VDOT officials want a flyover - a northbound onramp - from inside Westchester Commons, the retail portion of the Watkins Centre, over the southbound lanes of Route 288 and connecting to northbound 288. According to Totten, that would cost "$14 million on the low side."

The flyover was part of the plan approved in 1999 when the Commonwealth Transportation Board determined the road access options for Route 288. The flyover would eliminate the need for those vehicles exiting Westchester Commons and turning left onto Route 60 eastbound and then taking the off ramp to northbound Route 288. Whether the flyover is one or two lanes would be determined by a traffic impact study now in its final stages.

"Our district office is working with the county to find an approvable impact study," explained Totten. "If the study shows the flyover isn't necessary, VDOT could probably support that."

VDOT also wants to widen Route 60 over Route 288 by building an extra lane, making it three lanes and a merge/weave lane each way.

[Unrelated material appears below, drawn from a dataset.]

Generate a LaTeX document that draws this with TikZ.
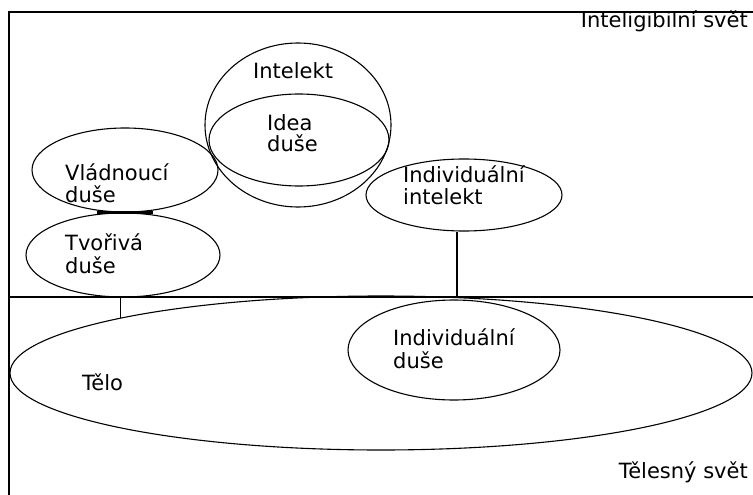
\documentclass[tikz,border=0pt]{standalone}
\usepackage{fontspec}
\setmainfont{DejaVu Sans}
\usetikzlibrary{shapes.geometric}
\begin{document}
\begin{tikzpicture}[x=1pt,y=-1pt,
  oval/.style={draw, ellipse, inner sep=0pt, line width=1.1pt},
  lbl/.style={anchor=base west, inner sep=0pt, font=\fontsize{21}{22}\selectfont},
  lblr/.style={anchor=base east, inner sep=0pt, font=\fontsize{21}{22}\selectfont},
  conn/.style={line width=1.1pt},
  tangent/.style={line width=3pt}]
\useasboundingbox (0,0) rectangle (753,495);
% frame
\coordinate (fbl) at (9,495);
\coordinate (ftl) at (9,12);
\coordinate (ftr) at (753,12);
\coordinate (dl) at (9,297);
\coordinate (dr) at (753,297);
\draw[conn] (fbl) -- (ftl) -- (ftr);
\draw[conn] (dl) -- (dr);
% ellipses
\node[oval, minimum width=186pt, minimum height=164pt] (intelekt) at (298,125) {};
\node[oval, minimum width=180pt, minimum height=92pt] (idea) at (299,140) {};
\node[oval, minimum width=186pt, minimum height=84pt] (vlad) at (125,170) {};
\node[oval, minimum width=194pt, minimum height=84pt] (tvor) at (123,255) {};
\node[oval, minimum width=196pt, minimum height=72pt] (indint) at (464,195) {};
\node[oval, minimum width=742pt, minimum height=154pt] (telo) at (381,373) {};
\node[oval, minimum width=212pt, minimum height=100pt] (indduse) at (454,350) {};
% connectors
\draw[tangent] ([xshift=-28pt]vlad.south) -- ([xshift=28pt]vlad.south);
\coordinate (d1) at (457,297);
\draw[conn] (indint.south -| d1) -- (d1);
\draw[conn] (tvor.south -| telo.168.4) -- (telo.168.4);
% labels
\node[lbl] (tIntelekt) at (253,79) {Intelekt};
\node[lbl] (tIdea1) at (267,130) {Idea};
\node[lbl] (tIdea2) at (267,151) {duše};
\node[lbl] (tVlad1) at (65,180) {Vládnoucí};
\node[lbl] (tVlad2) at (65,202) {duše};
\node[lbl] (tTvor1) at (65,250) {Tvořivá};
\node[lbl] (tTvor2) at (65,273) {duše};
\node[lbl] (tII1) at (403,182) {Individuální};
\node[lbl] (tII2) at (403,204) {intelekt};
\node[lbl] (tID1) at (393,345) {Individuální};
\node[lbl] (tID2) at (393,368) {duše};
\node[lbl] (tTelo) at (82,390) {Tělo};
\node[lblr] (tIntSvet) at (748,28) {Inteligibilní svět};
\node[lblr] (tTelSvet) at (748,478) {Tělesný svět};
\end{tikzpicture}
\end{document}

Totten estimates that cost at $4-6 million. The county transportation department favors new striping of traffic lanes on the bridge to use existing space to create the extra lane.

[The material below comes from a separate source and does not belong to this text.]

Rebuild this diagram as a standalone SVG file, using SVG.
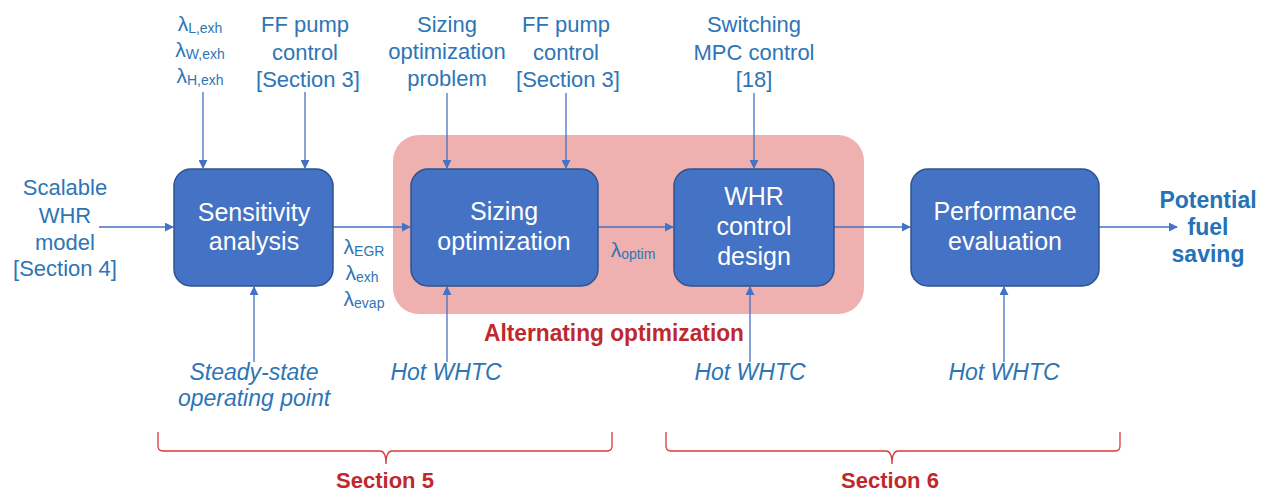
<svg xmlns="http://www.w3.org/2000/svg" width="1267" height="494" viewBox="0 0 1267 494">
<defs>
<style>
.box{fill:#4472C4;stroke:#2F528F;stroke-width:1.5}
.bt{font-family:"Liberation Sans",Arial,sans-serif;font-size:25px;fill:#ffffff;text-anchor:middle}
.lb{font-family:"Liberation Sans",Arial,sans-serif;font-size:22px;fill:#2E75B6;text-anchor:middle}
.lam{font-size:21px}
.it{font-style:italic;font-size:23px}
.sub{font-size:14px}
.red{font-family:"Liberation Sans",Arial,sans-serif;font-weight:bold;fill:#C0282D;text-anchor:middle}
.out{font-family:"Liberation Sans",Arial,sans-serif;font-weight:bold;font-size:23px;fill:#2472B8;text-anchor:middle}
.ln{stroke:#4472C4;stroke-width:1.3;fill:none}
.br{stroke:#D9383D;stroke-width:1.3;fill:none}
</style>
<marker id="ah" viewBox="0 0 10 10" refX="9" refY="5" markerWidth="9" markerHeight="9" markerUnits="userSpaceOnUse" orient="auto">
<path d="M0,0 L10,5 L0,10 z" fill="#4472C4"/>
</marker>
</defs>
<rect width="1267" height="494" fill="#ffffff"/>

<g id="alternating-group">
<rect x="393" y="135" width="471" height="179" rx="26" fill="#EFB1B0"/>
<text class="red" x="614" y="341" font-size="23" textLength="260" lengthAdjust="spacingAndGlyphs">Alternating optimization</text>
</g>

<g id="connectors">
<line class="ln" x1="99" y1="227" x2="173" y2="227" marker-end="url(#ah)"/>
<line class="ln" x1="333" y1="227" x2="410" y2="227" marker-end="url(#ah)"/>
<line class="ln" x1="598" y1="227" x2="673" y2="227" marker-end="url(#ah)"/>
<line class="ln" x1="834" y1="227" x2="910" y2="227" marker-end="url(#ah)"/>
<line class="ln" x1="1099" y1="227" x2="1177" y2="227" marker-end="url(#ah)"/>
<line class="ln" x1="203" y1="92" x2="203" y2="168" marker-end="url(#ah)"/>
<line class="ln" x1="305" y1="92" x2="305" y2="168" marker-end="url(#ah)"/>
<line class="ln" x1="447" y1="93" x2="447" y2="168" marker-end="url(#ah)"/>
<line class="ln" x1="566" y1="93" x2="566" y2="168" marker-end="url(#ah)"/>
<line class="ln" x1="754" y1="93" x2="754" y2="168" marker-end="url(#ah)"/>
<line class="ln" x1="254" y1="362" x2="254" y2="287" marker-end="url(#ah)"/>
<line class="ln" x1="447" y1="362" x2="447" y2="287" marker-end="url(#ah)"/>
<line class="ln" x1="750" y1="362" x2="750" y2="287" marker-end="url(#ah)"/>
<line class="ln" x1="1004" y1="362" x2="1004" y2="287" marker-end="url(#ah)"/>
</g>

<g id="sensitivity">
<rect class="box" x="174" y="169" width="159" height="117" rx="17"/>
<text class="bt" x="254" y="221">Sensitivity</text>
<text class="bt" x="254" y="250">analysis</text>
</g>
<g id="sizing">
<rect class="box" x="411" y="169" width="187" height="117" rx="17"/>
<text class="bt" x="504" y="220">Sizing</text>
<text class="bt" x="504" y="250">optimization</text>
</g>
<g id="whr-control">
<rect class="box" x="674" y="169" width="160" height="117" rx="17"/>
<text class="bt" x="754" y="205">WHR</text>
<text class="bt" x="754" y="235">control</text>
<text class="bt" x="754" y="265">design</text>
</g>
<g id="performance">
<rect class="box" x="911" y="169" width="188" height="117" rx="17"/>
<text class="bt" x="1005" y="220">Performance</text>
<text class="bt" x="1005" y="250">evaluation</text>
</g>

<g id="label-lambda-exh">
<text class="lb lam" x="200" y="31">λ<tspan class="sub" dy="2">L,exh</tspan></text>
<text class="lb lam" x="200" y="57">λ<tspan class="sub" dy="2">W,exh</tspan></text>
<text class="lb lam" x="200" y="83">λ<tspan class="sub" dy="2">H,exh</tspan></text>
</g>
<g id="label-ff1">
<text class="lb" x="305" y="32">FF pump</text>
<text class="lb" x="305" y="60">control</text>
<text class="lb" x="308" y="87">[Section 3]</text>
</g>
<g id="label-sizing-problem">
<text class="lb" x="447" y="32">Sizing</text>
<text class="lb" x="447" y="59">optimization</text>
<text class="lb" x="447" y="86">problem</text>
</g>
<g id="label-ff2">
<text class="lb" x="566" y="32">FF pump</text>
<text class="lb" x="566" y="60">control</text>
<text class="lb" x="568" y="87">[Section 3]</text>
</g>
<g id="label-mpc">
<text class="lb" x="754" y="32">Switching</text>
<text class="lb" x="754" y="60">MPC control</text>
<text class="lb" x="754" y="87">[18]</text>
</g>
<g id="label-model">
<text class="lb" x="65" y="195">Scalable</text>
<text class="lb" x="65" y="223">WHR</text>
<text class="lb" x="65" y="250">model</text>
<text class="lb" x="65" y="276">[Section 4]</text>
</g>
<g id="label-lambda-out">
<text class="lb lam" x="364" y="254">λ<tspan class="sub" dy="2">EGR</tspan></text>
<text class="lb lam" x="362" y="280">λ<tspan class="sub" dy="2">exh</tspan></text>
<text class="lb lam" x="364" y="306">λ<tspan class="sub" dy="2">evap</tspan></text>
</g>
<g id="label-lambda-optim">
<text class="lb lam" x="633" y="257">λ<tspan class="sub" dy="2">optim</tspan></text>
</g>
<g id="label-steady">
<text class="lb it" x="254" y="380">Steady-state</text>
<text class="lb it" x="254" y="406">operating point</text>
</g>
<g id="label-hot1"><text class="lb it" x="446" y="380">Hot WHTC</text></g>
<g id="label-hot2"><text class="lb it" x="750" y="380">Hot WHTC</text></g>
<g id="label-hot3"><text class="lb it" x="1004" y="380">Hot WHTC</text></g>
<g id="label-output">
<text class="out" x="1208" y="208">Potential</text>
<text class="out" x="1208" y="235">fuel</text>
<text class="out" x="1208" y="262">saving</text>
</g>

<g id="section5">
<path class="br" d="M158,432 L158,446 Q158,451 163,451 L380,451 Q386,451 386,464 Q386,451 392,451 L607,451 Q612,451 612,446 L612,432"/>
<text class="red" x="385" y="488" font-size="22">Section 5</text>
</g>
<g id="section6">
<path class="br" d="M666,432 L666,446 Q666,451 671,451 L886,451 Q892,451 892,464 Q892,451 898,451 L1115,451 Q1120,451 1120,446 L1120,432"/>
<text class="red" x="890" y="488" font-size="22">Section 6</text>
</g>
</svg>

VDOT doesn't agree with that solution, but Totten said the traffic impact study expected later this month will help answer that concern.

The third unresolved question is "geometrical issues being worked on by the engineer" where the southbound ramp from Route 288 connects directly into Westchester Commons.

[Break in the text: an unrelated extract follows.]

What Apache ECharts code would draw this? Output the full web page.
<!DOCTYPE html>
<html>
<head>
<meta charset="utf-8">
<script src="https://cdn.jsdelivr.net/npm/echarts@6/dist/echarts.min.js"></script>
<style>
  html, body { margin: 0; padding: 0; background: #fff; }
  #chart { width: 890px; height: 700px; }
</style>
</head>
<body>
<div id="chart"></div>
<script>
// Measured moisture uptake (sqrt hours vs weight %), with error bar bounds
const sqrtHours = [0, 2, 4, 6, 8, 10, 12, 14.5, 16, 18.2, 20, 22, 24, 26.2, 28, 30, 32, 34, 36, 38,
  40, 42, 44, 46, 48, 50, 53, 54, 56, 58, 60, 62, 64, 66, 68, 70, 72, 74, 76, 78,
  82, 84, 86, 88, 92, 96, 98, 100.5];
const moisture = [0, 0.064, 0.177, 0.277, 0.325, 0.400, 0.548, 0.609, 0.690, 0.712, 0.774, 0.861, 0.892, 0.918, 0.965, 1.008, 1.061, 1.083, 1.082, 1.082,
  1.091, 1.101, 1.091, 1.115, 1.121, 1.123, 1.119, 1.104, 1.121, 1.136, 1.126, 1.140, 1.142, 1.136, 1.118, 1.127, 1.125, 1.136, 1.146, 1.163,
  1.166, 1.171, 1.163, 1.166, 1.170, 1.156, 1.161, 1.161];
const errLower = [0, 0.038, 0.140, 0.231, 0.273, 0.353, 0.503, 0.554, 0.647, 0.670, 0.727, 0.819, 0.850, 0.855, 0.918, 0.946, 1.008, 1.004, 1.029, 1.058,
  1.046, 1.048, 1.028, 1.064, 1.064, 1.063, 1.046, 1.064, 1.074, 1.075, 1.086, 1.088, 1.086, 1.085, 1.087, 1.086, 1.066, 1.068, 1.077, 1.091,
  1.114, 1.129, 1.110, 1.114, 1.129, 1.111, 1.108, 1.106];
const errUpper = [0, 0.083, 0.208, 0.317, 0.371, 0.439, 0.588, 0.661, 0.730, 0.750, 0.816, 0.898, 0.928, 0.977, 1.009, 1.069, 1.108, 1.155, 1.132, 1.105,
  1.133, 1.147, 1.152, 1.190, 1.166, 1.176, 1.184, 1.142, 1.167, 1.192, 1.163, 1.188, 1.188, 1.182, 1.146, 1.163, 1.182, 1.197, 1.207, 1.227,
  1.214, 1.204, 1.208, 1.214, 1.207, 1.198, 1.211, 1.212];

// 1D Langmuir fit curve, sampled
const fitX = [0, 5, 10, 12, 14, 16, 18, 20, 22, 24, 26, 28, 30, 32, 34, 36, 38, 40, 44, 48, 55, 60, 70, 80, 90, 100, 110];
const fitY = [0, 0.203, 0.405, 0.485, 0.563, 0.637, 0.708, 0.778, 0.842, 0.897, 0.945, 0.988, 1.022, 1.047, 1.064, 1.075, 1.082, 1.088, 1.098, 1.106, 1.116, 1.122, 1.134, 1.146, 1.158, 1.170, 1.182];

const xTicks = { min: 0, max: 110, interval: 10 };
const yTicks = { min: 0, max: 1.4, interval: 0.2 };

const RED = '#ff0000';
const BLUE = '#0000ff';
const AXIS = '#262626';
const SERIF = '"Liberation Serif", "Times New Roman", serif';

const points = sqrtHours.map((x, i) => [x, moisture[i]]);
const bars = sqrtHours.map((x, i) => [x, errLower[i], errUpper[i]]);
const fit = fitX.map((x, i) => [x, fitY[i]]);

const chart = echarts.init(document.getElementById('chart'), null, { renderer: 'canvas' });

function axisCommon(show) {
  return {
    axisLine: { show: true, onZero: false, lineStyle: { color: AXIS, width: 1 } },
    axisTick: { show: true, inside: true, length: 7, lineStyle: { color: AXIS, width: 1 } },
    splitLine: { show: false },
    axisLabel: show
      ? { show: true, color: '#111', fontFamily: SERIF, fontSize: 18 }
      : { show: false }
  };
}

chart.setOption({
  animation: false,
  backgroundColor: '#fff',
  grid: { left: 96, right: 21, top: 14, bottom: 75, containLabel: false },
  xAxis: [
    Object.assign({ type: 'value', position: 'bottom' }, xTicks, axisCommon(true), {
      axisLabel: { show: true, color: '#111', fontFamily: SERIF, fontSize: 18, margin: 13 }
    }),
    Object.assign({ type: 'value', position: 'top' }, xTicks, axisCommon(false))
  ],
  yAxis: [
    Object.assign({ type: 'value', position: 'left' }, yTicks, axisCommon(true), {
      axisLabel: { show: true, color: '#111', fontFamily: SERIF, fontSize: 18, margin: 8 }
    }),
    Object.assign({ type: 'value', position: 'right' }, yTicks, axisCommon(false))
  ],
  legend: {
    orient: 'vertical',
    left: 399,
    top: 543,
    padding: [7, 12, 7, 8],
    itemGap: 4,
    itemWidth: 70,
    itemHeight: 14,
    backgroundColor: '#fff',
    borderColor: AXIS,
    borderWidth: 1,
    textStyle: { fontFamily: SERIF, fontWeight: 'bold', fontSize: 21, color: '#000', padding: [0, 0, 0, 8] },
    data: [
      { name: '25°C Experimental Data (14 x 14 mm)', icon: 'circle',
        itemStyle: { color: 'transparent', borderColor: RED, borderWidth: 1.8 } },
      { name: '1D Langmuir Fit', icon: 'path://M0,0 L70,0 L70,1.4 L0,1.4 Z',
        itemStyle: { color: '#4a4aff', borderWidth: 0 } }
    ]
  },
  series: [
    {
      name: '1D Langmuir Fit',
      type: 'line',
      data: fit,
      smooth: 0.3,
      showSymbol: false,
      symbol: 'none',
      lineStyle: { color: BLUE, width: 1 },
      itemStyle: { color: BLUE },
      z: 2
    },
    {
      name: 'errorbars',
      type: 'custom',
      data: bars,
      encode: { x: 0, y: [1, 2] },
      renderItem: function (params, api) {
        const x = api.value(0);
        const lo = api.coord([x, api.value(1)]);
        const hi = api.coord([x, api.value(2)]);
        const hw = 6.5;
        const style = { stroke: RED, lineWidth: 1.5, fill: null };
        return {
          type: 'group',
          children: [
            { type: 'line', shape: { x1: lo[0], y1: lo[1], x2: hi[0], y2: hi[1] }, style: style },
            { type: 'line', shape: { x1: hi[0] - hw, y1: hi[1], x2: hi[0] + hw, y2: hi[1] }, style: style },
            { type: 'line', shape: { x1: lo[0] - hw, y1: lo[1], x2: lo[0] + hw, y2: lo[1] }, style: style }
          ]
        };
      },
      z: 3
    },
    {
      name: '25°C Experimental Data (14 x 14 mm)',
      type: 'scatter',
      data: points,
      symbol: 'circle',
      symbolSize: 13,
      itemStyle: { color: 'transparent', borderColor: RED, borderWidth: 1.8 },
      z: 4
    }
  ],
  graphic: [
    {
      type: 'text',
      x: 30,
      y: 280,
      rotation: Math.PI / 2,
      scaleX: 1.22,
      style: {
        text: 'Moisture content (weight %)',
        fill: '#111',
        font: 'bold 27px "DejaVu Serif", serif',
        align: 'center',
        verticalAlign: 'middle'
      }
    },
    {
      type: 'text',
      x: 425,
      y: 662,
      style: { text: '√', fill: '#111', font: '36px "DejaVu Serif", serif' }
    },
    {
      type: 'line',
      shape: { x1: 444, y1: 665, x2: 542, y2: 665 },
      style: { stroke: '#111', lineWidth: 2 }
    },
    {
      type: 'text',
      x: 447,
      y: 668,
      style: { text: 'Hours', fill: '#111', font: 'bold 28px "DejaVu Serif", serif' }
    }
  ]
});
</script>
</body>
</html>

Several county officials declined comment for this story, saying "discussions with VDOT were sensitive," though one Chesterfield leader said he was optimistic the impact study would support the county's positions on the remaining issues.

"If we don't require developers to pay for the improvements," said Midlothian Planning Commissioner Dan Gecker, "you have essentially created a deferred liability to the county. That's why Chesterfield's road needs are currently $1 billion."

The Chesterfield Board of Supervisors recently established its first ever Community Development Authority to pay for road improvements at the Watkins Centre at no expense to the taxpayer. The development's property and sales taxes will bear the burden but would be passed along to property owners and tenants.

Business groups in the county have strongly supported the Watkins Centre since it could include two million square feet of office development.

"The Watkins Centre is going to be a development magnet for the western part of Chesterfield," observed Brett Sheffield, president of the Western Chesterfield Business Alliance. "It brings in new tax dollars and takes the pressure off homeowners and our tax rate."

Westchester Commons is located on 132 acres in the Watkins Centre in the northwest quadrant of the intersection of routes 288/60, and could include 870,000 square feet of retail. Senator John Watkins, whose family owns the land where the Watkins Centre would be built, and the developer have said that the retail portion of the project must be developed first in order to pay for the much slower selling corporate office development. Without the retail, they have insisted there would be no office park.